Era vero. Anche il nuovo centrodestra aveva avuto dai Ds il suo spicchio, con l’interessamento dell’eterno Gianni Letta e del rampante Denis Verdini. Il Pd senese contava più iscritti al partito che la pure rossa Firenze. Gli iscritti alla Cgil di tutta Italia avevano mutui con un punto in meno nel conteggio-interessi. In Regione la dipendenza Mps era tale che, tolta qualche briciola per tacitare la Cassa di Risparmio di Firenze, non c’era intervento, società mista, Fondazione che non fosse fifty/ fifty Regione – Monte. La dipendenza e l’intesa era tale che la Giunta Regionale presentava il programma nel salone Mps di Firenze, senza che nessuno avesse da ridire. Quando fu concepita la Fondazione Mps fu la Regione che fornì l’amministratore.
I pochi oppositori esenti da compromissioni dicevano espressamente che il confronto politico non era fra sinistra e destra ma fra Mps e i pochi che “non puppavano”. Questo mondo totalitario e senza crepe invece cominciò a creparsi. Ma non per le azioni di opposizione sempre accolte da silenti muri di gomma. Mps fu vittima dei suoi padroni e beneficiati. D’Alema pensò di rafforzare il suo dominio interno nell’intesa fra la “sua” Puglia e la Toscana. Fu così che con la competenza di un’arnese di primordine del mondo bancario fece acquisire a Montepaschi la Banca del Salento poi 121. L’operazione politicamente sostanziosa finì in un bagno di sangue per i buchi creati dall’avventura My Way e Four You titoli portati in dote dalla Puglia.
Fu il primo colpo alla stabilità della miniera che faceva più che grande, grossa, la sinistra toscana. Al disastro 121 si aggiunse quello Antonveneta. Anche questa assimilazione fu causata da motivi politici. Era il sigillo, della fusione politica Ds-Margherita. E per Mps fu il baratro. Il resto della storia riservò una ritirata massiccia dalle profonde radici “ideologiche e storiche” del (post) comunismo. La Fondazione non aveva un soldo e le cannelle erano più che chiuse, secche. Fu così che il sindaco di Siena fu un leghista. Roba da non credere.

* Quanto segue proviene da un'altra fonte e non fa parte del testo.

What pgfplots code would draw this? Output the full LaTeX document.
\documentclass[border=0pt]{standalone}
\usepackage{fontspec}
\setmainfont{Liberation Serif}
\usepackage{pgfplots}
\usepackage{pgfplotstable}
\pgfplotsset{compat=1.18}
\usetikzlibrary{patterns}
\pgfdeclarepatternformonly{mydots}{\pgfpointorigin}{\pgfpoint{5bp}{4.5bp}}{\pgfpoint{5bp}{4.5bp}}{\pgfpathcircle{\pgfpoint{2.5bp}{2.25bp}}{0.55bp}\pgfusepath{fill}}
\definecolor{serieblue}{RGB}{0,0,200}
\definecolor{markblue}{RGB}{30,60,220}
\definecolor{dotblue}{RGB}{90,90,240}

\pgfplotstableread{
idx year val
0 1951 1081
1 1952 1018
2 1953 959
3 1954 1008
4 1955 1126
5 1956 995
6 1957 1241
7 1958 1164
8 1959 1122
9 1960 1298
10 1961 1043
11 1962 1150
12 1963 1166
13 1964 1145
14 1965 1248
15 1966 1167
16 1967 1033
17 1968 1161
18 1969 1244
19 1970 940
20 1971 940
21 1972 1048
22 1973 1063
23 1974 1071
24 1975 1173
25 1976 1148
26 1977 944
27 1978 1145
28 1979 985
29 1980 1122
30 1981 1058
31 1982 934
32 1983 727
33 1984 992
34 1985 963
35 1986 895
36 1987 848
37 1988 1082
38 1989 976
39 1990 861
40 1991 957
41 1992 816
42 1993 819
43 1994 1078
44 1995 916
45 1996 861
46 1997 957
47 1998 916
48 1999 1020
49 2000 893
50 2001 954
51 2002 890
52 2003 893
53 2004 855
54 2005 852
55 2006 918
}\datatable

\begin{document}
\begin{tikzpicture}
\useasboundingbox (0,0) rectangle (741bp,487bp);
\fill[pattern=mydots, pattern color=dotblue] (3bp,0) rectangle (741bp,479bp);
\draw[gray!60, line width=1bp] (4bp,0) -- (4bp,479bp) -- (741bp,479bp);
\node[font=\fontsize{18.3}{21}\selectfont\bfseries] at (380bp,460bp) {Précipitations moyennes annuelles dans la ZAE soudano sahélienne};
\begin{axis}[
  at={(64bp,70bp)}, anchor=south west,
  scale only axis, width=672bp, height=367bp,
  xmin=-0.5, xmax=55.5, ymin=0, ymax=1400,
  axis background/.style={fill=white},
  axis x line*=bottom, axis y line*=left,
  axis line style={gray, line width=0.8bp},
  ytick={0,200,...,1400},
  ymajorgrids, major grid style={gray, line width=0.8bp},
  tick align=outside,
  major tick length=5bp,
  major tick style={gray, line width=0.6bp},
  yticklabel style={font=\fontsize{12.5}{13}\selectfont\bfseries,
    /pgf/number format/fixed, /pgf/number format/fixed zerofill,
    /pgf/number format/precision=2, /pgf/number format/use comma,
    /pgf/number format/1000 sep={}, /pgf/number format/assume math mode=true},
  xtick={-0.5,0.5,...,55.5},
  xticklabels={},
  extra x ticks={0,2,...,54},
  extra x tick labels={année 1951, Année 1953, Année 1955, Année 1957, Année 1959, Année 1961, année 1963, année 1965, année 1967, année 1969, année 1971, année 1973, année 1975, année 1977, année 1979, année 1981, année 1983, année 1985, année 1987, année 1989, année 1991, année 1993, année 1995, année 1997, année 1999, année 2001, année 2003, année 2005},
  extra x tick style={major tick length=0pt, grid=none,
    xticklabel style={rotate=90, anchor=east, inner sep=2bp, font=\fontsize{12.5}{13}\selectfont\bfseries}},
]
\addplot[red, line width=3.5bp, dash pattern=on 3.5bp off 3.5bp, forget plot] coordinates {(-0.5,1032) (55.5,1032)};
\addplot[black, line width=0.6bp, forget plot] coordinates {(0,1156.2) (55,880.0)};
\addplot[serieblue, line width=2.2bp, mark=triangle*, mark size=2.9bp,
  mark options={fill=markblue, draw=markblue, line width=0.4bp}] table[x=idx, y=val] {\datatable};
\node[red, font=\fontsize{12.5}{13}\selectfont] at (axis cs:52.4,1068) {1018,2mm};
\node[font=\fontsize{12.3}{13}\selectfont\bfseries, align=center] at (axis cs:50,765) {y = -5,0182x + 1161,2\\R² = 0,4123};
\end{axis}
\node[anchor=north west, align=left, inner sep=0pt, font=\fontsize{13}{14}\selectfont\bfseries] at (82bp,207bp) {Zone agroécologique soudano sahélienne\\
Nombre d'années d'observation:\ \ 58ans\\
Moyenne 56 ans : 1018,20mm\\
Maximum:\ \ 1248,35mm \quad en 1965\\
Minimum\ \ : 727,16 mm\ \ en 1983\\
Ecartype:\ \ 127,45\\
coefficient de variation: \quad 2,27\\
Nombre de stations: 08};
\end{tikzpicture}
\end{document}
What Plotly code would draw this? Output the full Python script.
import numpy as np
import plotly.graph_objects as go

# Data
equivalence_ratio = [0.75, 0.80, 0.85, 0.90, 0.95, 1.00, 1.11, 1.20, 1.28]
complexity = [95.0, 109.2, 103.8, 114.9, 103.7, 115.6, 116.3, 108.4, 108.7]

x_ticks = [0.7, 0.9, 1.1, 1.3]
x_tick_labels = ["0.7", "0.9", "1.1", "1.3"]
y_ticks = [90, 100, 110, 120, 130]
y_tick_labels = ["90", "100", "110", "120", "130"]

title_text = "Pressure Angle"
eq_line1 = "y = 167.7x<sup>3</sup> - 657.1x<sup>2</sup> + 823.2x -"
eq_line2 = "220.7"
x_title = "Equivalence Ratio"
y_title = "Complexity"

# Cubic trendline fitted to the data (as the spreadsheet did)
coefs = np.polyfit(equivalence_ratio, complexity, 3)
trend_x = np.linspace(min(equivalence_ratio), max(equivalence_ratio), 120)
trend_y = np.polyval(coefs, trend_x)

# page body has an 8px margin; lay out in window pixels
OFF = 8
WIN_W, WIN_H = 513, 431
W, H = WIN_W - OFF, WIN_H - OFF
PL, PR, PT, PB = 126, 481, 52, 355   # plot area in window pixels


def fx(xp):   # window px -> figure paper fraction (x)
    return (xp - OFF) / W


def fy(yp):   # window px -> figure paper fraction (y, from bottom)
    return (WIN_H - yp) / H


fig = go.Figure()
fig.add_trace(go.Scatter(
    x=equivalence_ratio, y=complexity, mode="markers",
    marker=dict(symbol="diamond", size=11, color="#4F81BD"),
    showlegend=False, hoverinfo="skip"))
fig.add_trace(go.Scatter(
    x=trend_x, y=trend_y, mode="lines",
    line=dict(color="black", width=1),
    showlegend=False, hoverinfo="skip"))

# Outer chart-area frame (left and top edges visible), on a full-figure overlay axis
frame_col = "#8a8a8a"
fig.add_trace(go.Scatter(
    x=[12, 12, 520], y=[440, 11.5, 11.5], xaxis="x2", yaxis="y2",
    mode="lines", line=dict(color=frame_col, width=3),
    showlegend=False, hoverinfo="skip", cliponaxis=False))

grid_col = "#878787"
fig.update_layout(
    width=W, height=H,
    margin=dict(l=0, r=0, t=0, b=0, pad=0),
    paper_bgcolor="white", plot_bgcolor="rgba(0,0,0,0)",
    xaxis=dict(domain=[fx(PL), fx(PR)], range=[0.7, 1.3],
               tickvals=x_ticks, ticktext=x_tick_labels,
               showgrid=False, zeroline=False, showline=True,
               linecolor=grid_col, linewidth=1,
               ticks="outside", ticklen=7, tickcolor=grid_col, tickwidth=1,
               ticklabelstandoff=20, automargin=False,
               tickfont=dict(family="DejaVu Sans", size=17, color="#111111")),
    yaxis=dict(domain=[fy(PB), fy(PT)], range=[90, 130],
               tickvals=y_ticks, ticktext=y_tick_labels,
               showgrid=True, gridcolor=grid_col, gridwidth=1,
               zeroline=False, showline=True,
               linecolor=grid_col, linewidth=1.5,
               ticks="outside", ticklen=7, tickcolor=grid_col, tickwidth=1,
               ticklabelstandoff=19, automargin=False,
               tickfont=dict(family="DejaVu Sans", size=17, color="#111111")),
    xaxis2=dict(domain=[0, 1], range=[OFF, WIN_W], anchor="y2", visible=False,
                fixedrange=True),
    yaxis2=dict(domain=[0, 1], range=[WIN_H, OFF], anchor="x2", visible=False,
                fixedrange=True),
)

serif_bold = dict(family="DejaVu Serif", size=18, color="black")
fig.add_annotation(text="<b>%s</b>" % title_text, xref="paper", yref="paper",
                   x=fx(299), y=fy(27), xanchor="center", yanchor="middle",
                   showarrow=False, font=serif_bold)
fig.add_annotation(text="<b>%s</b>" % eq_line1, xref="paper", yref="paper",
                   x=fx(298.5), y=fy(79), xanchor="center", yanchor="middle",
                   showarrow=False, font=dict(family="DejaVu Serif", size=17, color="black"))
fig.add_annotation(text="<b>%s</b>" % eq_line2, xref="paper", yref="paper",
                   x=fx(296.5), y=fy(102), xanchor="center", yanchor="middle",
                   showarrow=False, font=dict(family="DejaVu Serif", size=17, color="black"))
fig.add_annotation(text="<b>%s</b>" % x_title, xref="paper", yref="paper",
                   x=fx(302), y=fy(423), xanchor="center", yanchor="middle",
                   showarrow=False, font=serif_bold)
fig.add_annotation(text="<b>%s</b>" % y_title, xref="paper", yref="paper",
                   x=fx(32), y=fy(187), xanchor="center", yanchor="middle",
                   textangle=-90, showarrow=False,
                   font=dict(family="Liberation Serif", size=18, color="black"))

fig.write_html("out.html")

Poi iniziò la solita nenia, fino all’intervento diretto dello Stato nel capitale sociale e un salvataggio molto old fashion dell’istituto con un trattamento da “vero raccomandato”. Ma non perchè c’era stata la sinistra a fare i guai, nè perchè Siena è in cima agli amori romani. Semplicemente perchè…. il Monte è il Monte.